- [Source code of charts]:
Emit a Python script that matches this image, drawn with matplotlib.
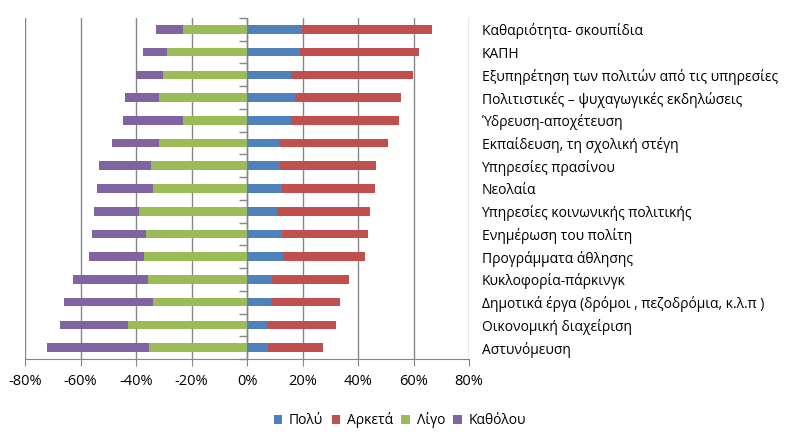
import matplotlib
matplotlib.use("Agg")
import matplotlib.pyplot as plt
import numpy as np

plt.rcParams['font.family'] = ['Open Sans', 'DejaVu Sans']

categories = ["Καθαριότητα- σκουπίδια", "ΚΑΠΗ",
              "Εξυπηρέτηση των πολιτών από τις υπηρεσίες",
              "Πολιτιστικές – ψυχαγωγικές εκδηλώσεις",
              "Ύδρευση-αποχέτευση", "Εκπαίδευση, τη σχολική στέγη",
              "Υπηρεσίες πρασίνου", "Νεολαία",
              "Υπηρεσίες κοινωνικής πολιτικής", "Ενημέρωση του πολίτη",
              "Προγράμματα άθλησης", "Κυκλοφορία-πάρκινγκ",
              "Δημοτικά έργα (δρόμοι , πεζοδρόμια, κ.λ.π )",
              "Οικονομική διαχείριση", "Αστυνόμευση"]

poly    = [19.7, 19.0, 15.9, 17.3, 15.7, 11.5, 11.8, 12.5, 10.7, 12.5, 12.9, 8.9, 8.8, 7.1, 7.4]
arketa  = [47.1, 43.1, 43.9, 38.3, 39.2, 39.4, 34.8, 33.7, 33.7, 31.2, 29.7, 28.0, 24.8, 25.1, 20.1]
ligo    = [23.2, 28.9, 30.4, 31.8, 23.2, 31.8, 34.7, 34.0, 39.0, 36.5, 37.2, 35.8, 34.0, 43.0, 35.4]
katholou = [9.7, 8.7, 9.7, 12.3, 21.6, 17.0, 18.8, 19.9, 16.3, 19.5, 19.9, 27.0, 32.1, 24.5, 36.8]

series_names = ["Πολύ", "Αρκετά", "Λίγο", "Καθόλου"]
colors = ['#4F81BD', '#C0504D', '#9BBB59', '#8064A2']

fig = plt.figure(figsize=(8, 4.45), dpi=100)
ax = fig.add_axes([25/800, 1 - 359/445, 444/800, 341/445])

y = np.arange(len(categories))
h = 0.38
poly = np.array(poly); arketa = np.array(arketa)
ligo = np.array(ligo); katholou = np.array(katholou)

ax.barh(y, poly, h, color=colors[0], label=series_names[0], zorder=3)
ax.barh(y, arketa, h, left=poly, color=colors[1], label=series_names[1], zorder=3)
ax.barh(y, -ligo, h, color=colors[2], label=series_names[2], zorder=3)
ax.barh(y, -katholou, h, left=-ligo, color=colors[3], label=series_names[3], zorder=3)

ax.set_xlim(-80, 80)
ax.set_ylim(len(categories) - 0.5, -0.5)
ax.set_xticks(np.arange(-80, 81, 20))
ax.set_xticklabels(['{:.0f}%'.format(v) for v in np.arange(-80, 81, 20)])
ax.grid(axis='x', color='#868686', linewidth=1, zorder=0)
ax.tick_params(axis='x', direction='out', length=5, color='#868686',
               labelsize=10.5, pad=6)

ax.yaxis.tick_right()
ax.set_yticks(y)
ax.set_yticklabels(categories)
ax.tick_params(axis='y', length=0, labelsize=10, pad=9)

for s in ['top', 'left', 'right']:
    ax.spines[s].set_visible(False)
ax.spines['bottom'].set_color('#868686')

# category axis at zero with separator ticks
ax.axvline(0, color='#868686', linewidth=1, zorder=2)
ax.plot(np.zeros(len(categories) + 1), np.arange(len(categories) + 1) - 0.5,
        linestyle='none', marker=0, markersize=6, color='#868686',
        markeredgewidth=1, zorder=2, clip_on=False)

fig.legend(loc='lower center', bbox_to_anchor=(0.5, 0.01), ncol=4, frameon=False,
           fontsize=10, handlelength=0.6, handleheight=0.6, handletextpad=0.5,
           columnspacing=0.6)

fig.savefig('out.png', dpi=100)
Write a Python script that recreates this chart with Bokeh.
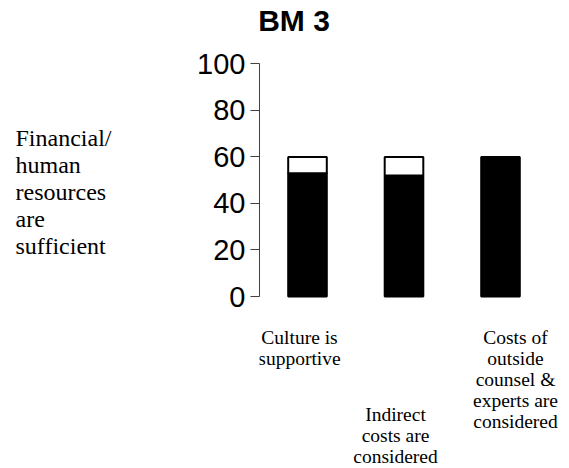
from bokeh.plotting import figure
from bokeh.layouts import row
from bokeh.models import Range1d, FixedTicker, Label, ColumnDataSource
from bokeh.core.properties import value
from bokeh.embed import file_html
from bokeh.resources import INLINE

# ---- data ----
title_text = "BM 3"
row_label = "Financial/\nhuman\nresources\nare\nsufficient"
categories = ["Culture is\nsupportive",
              "Indirect\ncosts are\nconsidered",
              "Costs of\noutside\ncounsel &\nexperts are\nconsidered"]
lower = [53, 52, 60]     # black part
upper = [7, 8, 0]        # white part
y_ticks = [0, 20, 40, 60, 80, 100]

# ---- layout (pixels) ----
H = 468
LW = 190                 # width of the left text panel
W = 569 - LW             # width of the chart panel
LEFT = 69                # space for the y axis inside chart panel
XPX = 96.5               # px per category step
YPX = 2.327              # px per y unit
X0 = -48 / XPX
X1 = X0 + (W - LEFT) / XPX
Y1 = 100 + 63.3 / YPX
Y0 = Y1 - H / YPX


def fx(px):
    return X0 + (px - LEFT) / XPX


def fy(py):
    return Y1 - py / YPX


# ---- left panel with the row label ----
lp = figure(width=LW, height=H, output_backend="svg", toolbar_location=None,
            x_range=Range1d(0, LW), y_range=Range1d(H, 0),
            min_border_left=0, min_border_right=0, min_border_top=0,
            min_border_bottom=0, x_axis_location=None, y_axis_location=None)
lp.grid.visible = False
lp.outline_line_color = None
lp.text(x=[15], y=[124.5], text=[row_label],
        text_font=value("Liberation Serif"), text_font_size="24px",
        text_align="left", text_baseline="top", text_line_height=1.04,
        text_color="black")

# ---- chart panel ----
p = figure(width=W, height=H, output_backend="svg", toolbar_location=None,
           x_range=Range1d(X0, X1), y_range=Range1d(Y0, Y1),
           min_border_left=LEFT, min_border_right=0, min_border_top=0,
           min_border_bottom=0, x_axis_location=None)
p.grid.visible = False
p.outline_line_color = None

xs = list(range(len(categories)))
src = ColumnDataSource(dict(x=xs, lower=lower, upper=upper))
p.vbar_stack(["lower", "upper"], x="x", width=0.4, source=src,
             fill_color=["black", "white"], line_color="black", line_width=2)

yax = p.yaxis[0]
yax.bounds = (0, 100)
yax.ticker = FixedTicker(ticks=y_ticks)
yax.minor_tick_in = 0
yax.minor_tick_out = 0
yax.major_tick_in = 0
yax.major_tick_out = 9
yax.major_label_standoff = 5
yax.major_label_text_font = "Liberation Sans"
yax.major_label_text_font_size = "29px"
yax.major_label_text_color = "black"
yax.axis_line_color = "#404040"
yax.major_tick_line_color = "#404040"

# category labels (staggered)
label_dx = [-8, -8.5, 15]
label_top = [fy(326.5), fy(403.5), fy(326.5)]
lab_src = ColumnDataSource(dict(x=xs, y=label_top, text=categories, dx=label_dx))
p.text(x="x", y="y", text="text", x_offset="dx", source=lab_src,
       text_font=value("Liberation Serif"), text_font_size="19.5px",
       text_align="center", text_baseline="top", text_line_height=1.0,
       text_color="black")

# title
p.add_layout(Label(x=fx(293.5 - LW), y=fy(20), text=title_text,
                   text_font="Liberation Sans", text_font_size="30px",
                   text_font_style="bold", text_align="center",
                   text_baseline="alphabetic", text_color="black"))

layout = row(lp, p, spacing=0)
open("out.html", "w").write(file_html(layout, INLINE))
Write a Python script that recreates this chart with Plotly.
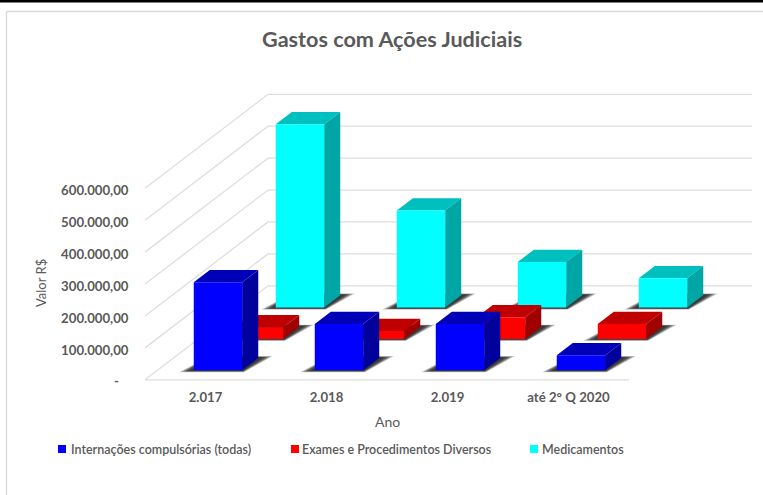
import plotly.graph_objects as go

# ---- data ----
categories = ["2.017", "2.018", "2.019", "até 2° Q 2020"]
series_names = ["Internações compulsórias (todas)", "Exames e Procedimentos Diversos", "Medicamentos"]
internacoes = [275700, 145000, 145000, 47000]
exames = [36600, 25000, 68000, 47000]
medicamentos = [574600, 304000, 143000, 92000]
value_ticks = [0, 100000, 200000, 300000, 400000, 500000, 600000]
value_labels = ["-\u00a0\u00a0\u00a0", "100.000,00", "200.000,00", "300.000,00", "400.000,00", "500.000,00", "600.000,00"]

# ---- styling ----
W, H = 763, 495
TEXT = "#595959"
GRID = "#dedede"
FONT = "Lato"
FACE = ["#0000ff", "#ff0000", "#00ffff"]
TOP = ["#0000b8", "#c00000", "#00bfbf"]
SIDE = ["#00009c", "#a00000", "#00a6a6"]

# ---- oblique projection of the 3D box into the 2D axes ----
PX0, PY0 = 145.0, 379.8          # origin of the floor, front left
CAT_PX = 121.0                   # pixels per category
VAL_PX = 191.5 / 600000          # pixels per value unit
DEPTH_X, DEPTH_Y = 123.0, 94.0   # pixels for the full depth
N_SERIES = 3
BAR_W = 0.4                      # share of a category
BAR_D = 0.392                    # share of a series slot


def proj(cat, depth, value):
    """cat in category units, depth in 0..1 of the box, value in data units."""
    return cat + depth * DEPTH_X / CAT_PX, value + depth * DEPTH_Y / VAL_PX


def poly(points, fill, line=None, lw=0):
    xs, ys = zip(*[proj(*p) for p in points])
    return go.Scatter(
        x=list(xs) + [xs[0]], y=list(ys) + [ys[0]], mode="lines", fill="toself",
        fillcolor=fill, line=dict(color=line or "rgba(0,0,0,0)", width=lw),
        hoverinfo="skip", showlegend=False,
    )


def grid_line(points):
    xs, ys = zip(*[proj(*p) for p in points])
    return go.Scatter(x=xs, y=ys, mode="lines", line=dict(color=GRID, width=1.3),
                      hoverinfo="skip", showlegend=False)


fig = go.Figure()

# walls: gridlines and floor front edge
n = len(categories)
for v in value_ticks:
    fig.add_trace(grid_line([(0, 0, v), (0, 1, v), (n, 1, v)]))
fig.add_trace(grid_line([(0, 0, 0), (n, 0, 0)]))

all_values = [internacoes, exames, medicamentos]
# back row first, so nearer bars hide farther ones
for s in [2, 1, 0]:
    d0 = (s + 0.5 - BAR_D / 2) / N_SERIES
    d1 = (s + 0.5 + BAR_D / 2) / N_SERIES
    for c, v in enumerate(all_values[s]):
        x0 = c + 0.5 - BAR_W / 2
        x1 = c + 0.5 + BAR_W / 2
        # soft floor shadow, stacked translucent layers
        for k, alpha in [(1.0, 0.22), (0.85, 0.28), (0.7, 0.32), (0.55, 0.35), (0.35, 0.35)]:
            fig.add_trace(poly([
                (x0 - 0.10 * k, d0 - 0.02 * k, 0),
                (x1 + 0.035 * k, d0 - 0.02 * k, 0),
                (x1 + 0.10 * k, d1 + 0.02 * k, 0),
                (x0 - 0.02 * k, d1 + 0.02 * k, 0),
            ], f"rgba(20,20,20,{alpha})"))
        # box faces
        fig.add_trace(poly([(x0, d0, v), (x1, d0, v), (x1, d1, v), (x0, d1, v)], TOP[s]))
        fig.add_trace(poly([(x1, d0, 0), (x1, d1, 0), (x1, d1, v), (x1, d0, v)], SIDE[s]))
        fig.add_trace(poly([(x0, d0, 0), (x1, d0, 0), (x1, d0, v), (x0, d0, v)], FACE[s]))

# legend drawn to the reference's tight key spacing
legend_text_x = [68.5, 300, 539.5]
legend_key_x = [58, 291, 530]
LEG_Y = 449


def paper(px, py):
    return px / W, 1 - py / H


annotations = []
shapes = []
for i, name in enumerate(series_names):
    tx, ty = paper(legend_text_x[i], LEG_Y)
    annotations.append(dict(text=name, x=tx, y=ty, xref="paper", yref="paper", xanchor="left",
                            yanchor="middle", showarrow=False,
                            font=dict(family=FONT, size=12.5, color=TEXT, weight=600)))
    sx0, sy0 = paper(legend_key_x[i], LEG_Y - 4)
    sx1, sy1 = paper(legend_key_x[i] + 8, LEG_Y + 4)
    shapes.append(dict(type="rect", xref="paper", yref="paper", x0=sx0, x1=sx1, y0=sy1, y1=sy0,
                       fillcolor=FACE[i], line=dict(width=0)))

for text, px, py, size, weight, angle in [
    ("Gastos com Ações Judiciais", 391.5, 39, 21.6, 700, 0),
    ("Ano", 387, 421, 14, 400, 0),
    ("Valor R$", 41, 283, 13, 400, -90),
]:
    ax, ay = paper(px, py)
    annotations.append(dict(text=text, x=ax, y=ay, xref="paper", yref="paper", xanchor="center",
                            yanchor="middle", showarrow=False, textangle=angle,
                            font=dict(family=FONT, size=size, color=TEXT, weight=weight)))

# page chrome of the screenshot: black rule and the chart frame
shapes += [
    dict(type="rect", xref="paper", yref="paper", x0=0, x1=1, y0=1 - 2.5 / H, y1=1,
         fillcolor="#000000", line=dict(width=0)),
    dict(type="line", xref="paper", yref="paper", x0=6.5 / W, x1=1, y0=1 - 11.5 / H, y1=1 - 11.5 / H,
         line=dict(color="#d9d9d9", width=1.3)),
    dict(type="line", xref="paper", yref="paper", x0=6.5 / W, x1=6.5 / W, y0=0, y1=1 - 11.5 / H,
         line=dict(color="#d9d9d9", width=1.3)),
]

tick_font = dict(family=FONT, size=13.2, color=TEXT, weight=700)
fig.update_layout(
    width=W, height=H, margin=dict(l=0, r=0, t=0, b=0, pad=0, autoexpand=False),
    paper_bgcolor="white", plot_bgcolor="white", showlegend=False,
    annotations=annotations, shapes=shapes,
    xaxis=dict(
        range=[-PX0 / CAT_PX, (W - PX0) / CAT_PX], domain=[0, 1], anchor="free",
        position=(H - PY0) / H, tickmode="array", tickvals=[i + 0.5 for i in range(n)],
        ticktext=categories, tickfont=tick_font, showgrid=False, zeroline=False,
        showline=False, ticks="", ticklabelstandoff=8, fixedrange=True,
    ),
    yaxis=dict(
        range=[(PY0 - H) / VAL_PX, PY0 / VAL_PX], domain=[0, 1], anchor="free",
        position=128.5 / W, tickmode="array", tickvals=value_ticks, ticktext=value_labels,
        tickfont=tick_font, showgrid=False, zeroline=False, showline=False, ticks="",
        ticklabelshift=2, fixedrange=True,
    ),
)
fig.write_html("out.html", config={"displayModeBar": False},
               post_script="document.body.style.margin='0';document.body.style.overflow='hidden';")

- [Objective]: Quote only what lies between the first line of the records and the line containing "color=colors[3], label=series_names[3], zorder=3)", please, including both lines and excluding images.

- [Written response]:
Emit a Python script that matches this image, drawn with matplotlib.
import matplotlib
matplotlib.use("Agg")
import matplotlib.pyplot as plt
import numpy as np

plt.rcParams['font.family'] = ['Open Sans', 'DejaVu Sans']

categories = ["Καθαριότητα- σκουπίδια", "ΚΑΠΗ",
              "Εξυπηρέτηση των πολιτών από τις υπηρεσίες",
              "Πολιτιστικές – ψυχαγωγικές εκδηλώσεις",
              "Ύδρευση-αποχέτευση", "Εκπαίδευση, τη σχολική στέγη",
              "Υπηρεσίες πρασίνου", "Νεολαία",
              "Υπηρεσίες κοινωνικής πολιτικής", "Ενημέρωση του πολίτη",
              "Προγράμματα άθλησης", "Κυκλοφορία-πάρκινγκ",
              "Δημοτικά έργα (δρόμοι , πεζοδρόμια, κ.λ.π )",
              "Οικονομική διαχείριση", "Αστυνόμευση"]

poly    = [19.7, 19.0, 15.9, 17.3, 15.7, 11.5, 11.8, 12.5, 10.7, 12.5, 12.9, 8.9, 8.8, 7.1, 7.4]
arketa  = [47.1, 43.1, 43.9, 38.3, 39.2, 39.4, 34.8, 33.7, 33.7, 31.2, 29.7, 28.0, 24.8, 25.1, 20.1]
ligo    = [23.2, 28.9, 30.4, 31.8, 23.2, 31.8, 34.7, 34.0, 39.0, 36.5, 37.2, 35.8, 34.0, 43.0, 35.4]
katholou = [9.7, 8.7, 9.7, 12.3, 21.6, 17.0, 18.8, 19.9, 16.3, 19.5, 19.9, 27.0, 32.1, 24.5, 36.8]

series_names = ["Πολύ", "Αρκετά", "Λίγο", "Καθόλου"]
colors = ['#4F81BD', '#C0504D', '#9BBB59', '#8064A2']

fig = plt.figure(figsize=(8, 4.45), dpi=100)
ax = fig.add_axes([25/800, 1 - 359/445, 444/800, 341/445])

y = np.arange(len(categories))
h = 0.38
poly = np.array(poly); arketa = np.array(arketa)
ligo = np.array(ligo); katholou = np.array(katholou)

ax.barh(y, poly, h, color=colors[0], label=series_names[0], zorder=3)
ax.barh(y, arketa, h, left=poly, color=colors[1], label=series_names[1], zorder=3)
ax.barh(y, -ligo, h, color=colors[2], label=series_names[2], zorder=3)
ax.barh(y, -katholou, h, left=-ligo, color=colors[3], label=series_names[3], zorder=3)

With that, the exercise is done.